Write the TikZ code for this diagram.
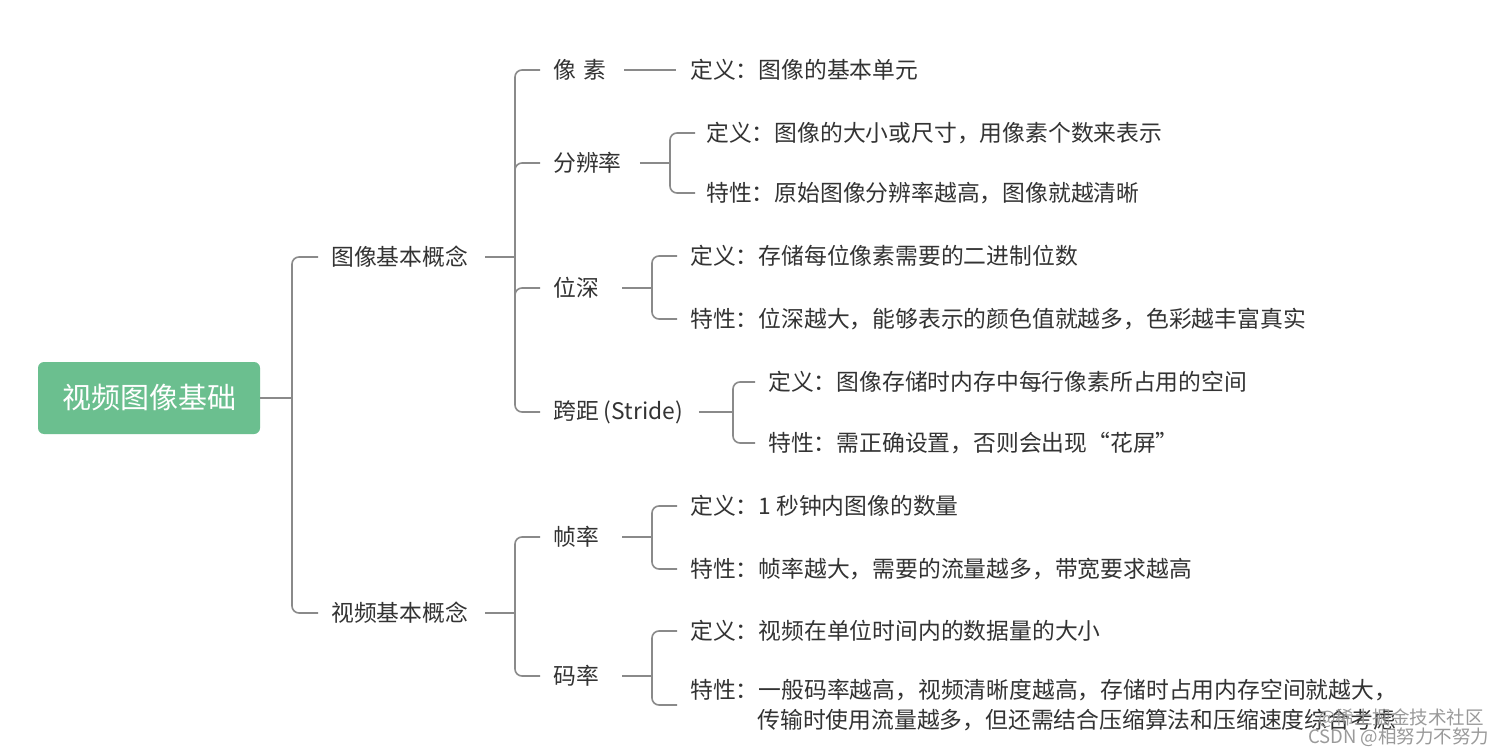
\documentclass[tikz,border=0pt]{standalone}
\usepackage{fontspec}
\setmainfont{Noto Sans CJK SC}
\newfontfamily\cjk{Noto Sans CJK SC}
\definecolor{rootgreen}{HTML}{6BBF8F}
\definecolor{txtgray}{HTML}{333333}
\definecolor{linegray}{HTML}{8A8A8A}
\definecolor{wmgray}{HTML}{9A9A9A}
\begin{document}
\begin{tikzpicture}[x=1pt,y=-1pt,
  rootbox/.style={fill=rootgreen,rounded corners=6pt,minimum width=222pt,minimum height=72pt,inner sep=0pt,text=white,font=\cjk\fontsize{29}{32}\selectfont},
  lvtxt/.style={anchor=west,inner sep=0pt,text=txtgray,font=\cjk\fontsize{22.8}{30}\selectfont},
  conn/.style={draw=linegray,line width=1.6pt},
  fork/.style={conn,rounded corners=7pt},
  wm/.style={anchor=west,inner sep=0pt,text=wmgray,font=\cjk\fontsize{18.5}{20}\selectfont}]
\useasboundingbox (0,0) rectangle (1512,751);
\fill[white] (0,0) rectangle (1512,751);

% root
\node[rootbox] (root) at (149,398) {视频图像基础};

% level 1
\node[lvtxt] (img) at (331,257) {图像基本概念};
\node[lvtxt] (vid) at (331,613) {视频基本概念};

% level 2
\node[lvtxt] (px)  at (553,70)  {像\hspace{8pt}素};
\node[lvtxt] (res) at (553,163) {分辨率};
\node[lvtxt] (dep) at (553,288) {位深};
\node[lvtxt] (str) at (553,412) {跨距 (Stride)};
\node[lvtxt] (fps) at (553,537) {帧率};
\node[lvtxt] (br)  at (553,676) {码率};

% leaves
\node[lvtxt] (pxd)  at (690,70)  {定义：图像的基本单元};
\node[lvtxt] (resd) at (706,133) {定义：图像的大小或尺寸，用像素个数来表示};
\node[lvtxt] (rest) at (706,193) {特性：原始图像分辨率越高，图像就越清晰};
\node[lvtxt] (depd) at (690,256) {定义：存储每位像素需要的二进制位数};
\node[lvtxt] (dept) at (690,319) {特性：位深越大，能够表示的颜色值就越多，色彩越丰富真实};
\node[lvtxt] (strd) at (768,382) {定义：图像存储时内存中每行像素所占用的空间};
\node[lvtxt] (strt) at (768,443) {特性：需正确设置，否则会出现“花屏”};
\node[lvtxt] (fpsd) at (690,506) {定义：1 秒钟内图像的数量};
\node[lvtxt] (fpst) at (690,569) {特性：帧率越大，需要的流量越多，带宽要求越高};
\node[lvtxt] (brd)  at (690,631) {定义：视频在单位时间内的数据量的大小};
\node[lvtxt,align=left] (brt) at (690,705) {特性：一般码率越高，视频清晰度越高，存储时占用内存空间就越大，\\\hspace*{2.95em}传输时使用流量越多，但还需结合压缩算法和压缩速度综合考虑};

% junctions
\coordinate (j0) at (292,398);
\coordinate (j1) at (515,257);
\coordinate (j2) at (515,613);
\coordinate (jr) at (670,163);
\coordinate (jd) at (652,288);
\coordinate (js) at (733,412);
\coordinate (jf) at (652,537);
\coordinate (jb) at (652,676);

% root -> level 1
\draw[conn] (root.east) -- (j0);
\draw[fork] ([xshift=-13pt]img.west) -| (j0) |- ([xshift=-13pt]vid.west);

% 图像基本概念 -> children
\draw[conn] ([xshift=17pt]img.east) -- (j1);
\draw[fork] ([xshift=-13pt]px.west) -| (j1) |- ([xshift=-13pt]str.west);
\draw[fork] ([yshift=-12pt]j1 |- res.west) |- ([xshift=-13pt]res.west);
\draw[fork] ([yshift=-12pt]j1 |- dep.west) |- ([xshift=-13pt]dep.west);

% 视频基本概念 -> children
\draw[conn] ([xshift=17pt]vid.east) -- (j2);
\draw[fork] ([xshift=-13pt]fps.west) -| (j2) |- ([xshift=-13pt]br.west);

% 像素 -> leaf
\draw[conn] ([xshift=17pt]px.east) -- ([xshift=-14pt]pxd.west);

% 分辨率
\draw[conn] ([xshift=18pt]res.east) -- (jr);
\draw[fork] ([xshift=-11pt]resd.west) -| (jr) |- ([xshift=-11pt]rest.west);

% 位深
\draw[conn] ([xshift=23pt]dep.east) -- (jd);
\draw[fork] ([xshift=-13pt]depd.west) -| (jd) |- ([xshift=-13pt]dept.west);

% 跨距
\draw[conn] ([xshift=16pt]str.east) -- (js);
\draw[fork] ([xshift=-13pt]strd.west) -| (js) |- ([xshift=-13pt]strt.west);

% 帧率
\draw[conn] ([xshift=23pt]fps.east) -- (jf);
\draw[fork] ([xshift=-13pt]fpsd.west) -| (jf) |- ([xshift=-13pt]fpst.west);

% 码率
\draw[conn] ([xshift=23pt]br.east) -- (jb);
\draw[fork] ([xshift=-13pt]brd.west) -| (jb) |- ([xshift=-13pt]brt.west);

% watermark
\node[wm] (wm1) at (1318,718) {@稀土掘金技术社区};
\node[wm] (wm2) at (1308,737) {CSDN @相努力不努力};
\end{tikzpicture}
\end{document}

[TASK DETAILS] Omit any images, then output the listing exactly.

[EXPECTED ANSWER]
Write the TikZ code for this diagram.
\documentclass[tikz,border=0pt]{standalone}
\usepackage{fontspec}
\setmainfont{Noto Sans CJK SC}
\newfontfamily\cjk{Noto Sans CJK SC}
\definecolor{rootgreen}{HTML}{6BBF8F}
\definecolor{txtgray}{HTML}{333333}
\definecolor{linegray}{HTML}{8A8A8A}
\definecolor{wmgray}{HTML}{9A9A9A}
\begin{document}
\begin{tikzpicture}[x=1pt,y=-1pt,
  rootbox/.style={fill=rootgreen,rounded corners=6pt,minimum width=222pt,minimum height=72pt,inner sep=0pt,text=white,font=\cjk\fontsize{29}{32}\selectfont},
  lvtxt/.style={anchor=west,inner sep=0pt,text=txtgray,font=\cjk\fontsize{22.8}{30}\selectfont},
  conn/.style={draw=linegray,line width=1.6pt},
  fork/.style={conn,rounded corners=7pt},
  wm/.style={anchor=west,inner sep=0pt,text=wmgray,font=\cjk\fontsize{18.5}{20}\selectfont}]
\useasboundingbox (0,0) rectangle (1512,751);
\fill[white] (0,0) rectangle (1512,751);

% root
\node[rootbox] (root) at (149,398) {视频图像基础};

% level 1
\node[lvtxt] (img) at (331,257) {图像基本概念};
\node[lvtxt] (vid) at (331,613) {视频基本概念};

% level 2
\node[lvtxt] (px)  at (553,70)  {像\hspace{8pt}素};
\node[lvtxt] (res) at (553,163) {分辨率};
\node[lvtxt] (dep) at (553,288) {位深};
\node[lvtxt] (str) at (553,412) {跨距 (Stride)};
\node[lvtxt] (fps) at (553,537) {帧率};
\node[lvtxt] (br)  at (553,676) {码率};

% leaves
\node[lvtxt] (pxd)  at (690,70)  {定义：图像的基本单元};
\node[lvtxt] (resd) at (706,133) {定义：图像的大小或尺寸，用像素个数来表示};
\node[lvtxt] (rest) at (706,193) {特性：原始图像分辨率越高，图像就越清晰};
\node[lvtxt] (depd) at (690,256) {定义：存储每位像素需要的二进制位数};
\node[lvtxt] (dept) at (690,319) {特性：位深越大，能够表示的颜色值就越多，色彩越丰富真实};
\node[lvtxt] (strd) at (768,382) {定义：图像存储时内存中每行像素所占用的空间};
\node[lvtxt] (strt) at (768,443) {特性：需正确设置，否则会出现“花屏”};
\node[lvtxt] (fpsd) at (690,506) {定义：1 秒钟内图像的数量};
\node[lvtxt] (fpst) at (690,569) {特性：帧率越大，需要的流量越多，带宽要求越高};
\node[lvtxt] (brd)  at (690,631) {定义：视频在单位时间内的数据量的大小};
\node[lvtxt,align=left] (brt) at (690,705) {特性：一般码率越高，视频清晰度越高，存储时占用内存空间就越大，\\\hspace*{2.95em}传输时使用流量越多，但还需结合压缩算法和压缩速度综合考虑};

% junctions
\coordinate (j0) at (292,398);
\coordinate (j1) at (515,257);
\coordinate (j2) at (515,613);
\coordinate (jr) at (670,163);
\coordinate (jd) at (652,288);
\coordinate (js) at (733,412);
\coordinate (jf) at (652,537);
\coordinate (jb) at (652,676);

% root -> level 1
\draw[conn] (root.east) -- (j0);
\draw[fork] ([xshift=-13pt]img.west) -| (j0) |- ([xshift=-13pt]vid.west);

% 图像基本概念 -> children
\draw[conn] ([xshift=17pt]img.east) -- (j1);
\draw[fork] ([xshift=-13pt]px.west) -| (j1) |- ([xshift=-13pt]str.west);
\draw[fork] ([yshift=-12pt]j1 |- res.west) |- ([xshift=-13pt]res.west);
\draw[fork] ([yshift=-12pt]j1 |- dep.west) |- ([xshift=-13pt]dep.west);

% 视频基本概念 -> children
\draw[conn] ([xshift=17pt]vid.east) -- (j2);
\draw[fork] ([xshift=-13pt]fps.west) -| (j2) |- ([xshift=-13pt]br.west);

% 像素 -> leaf
\draw[conn] ([xshift=17pt]px.east) -- ([xshift=-14pt]pxd.west);

% 分辨率
\draw[conn] ([xshift=18pt]res.east) -- (jr);
\draw[fork] ([xshift=-11pt]resd.west) -| (jr) |- ([xshift=-11pt]rest.west);

% 位深
\draw[conn] ([xshift=23pt]dep.east) -- (jd);
\draw[fork] ([xshift=-13pt]depd.west) -| (jd) |- ([xshift=-13pt]dept.west);

% 跨距
\draw[conn] ([xshift=16pt]str.east) -- (js);
\draw[fork] ([xshift=-13pt]strd.west) -| (js) |- ([xshift=-13pt]strt.west);

% 帧率
\draw[conn] ([xshift=23pt]fps.east) -- (jf);
\draw[fork] ([xshift=-13pt]fpsd.west) -| (jf) |- ([xshift=-13pt]fpst.west);

% 码率
\draw[conn] ([xshift=23pt]br.east) -- (jb);
\draw[fork] ([xshift=-13pt]brd.west) -| (jb) |- ([xshift=-13pt]brt.west);

% watermark
\node[wm] (wm1) at (1318,718) {@稀土掘金技术社区};
\node[wm] (wm2) at (1308,737) {CSDN @相努力不努力};
\end{tikzpicture}
\end{document}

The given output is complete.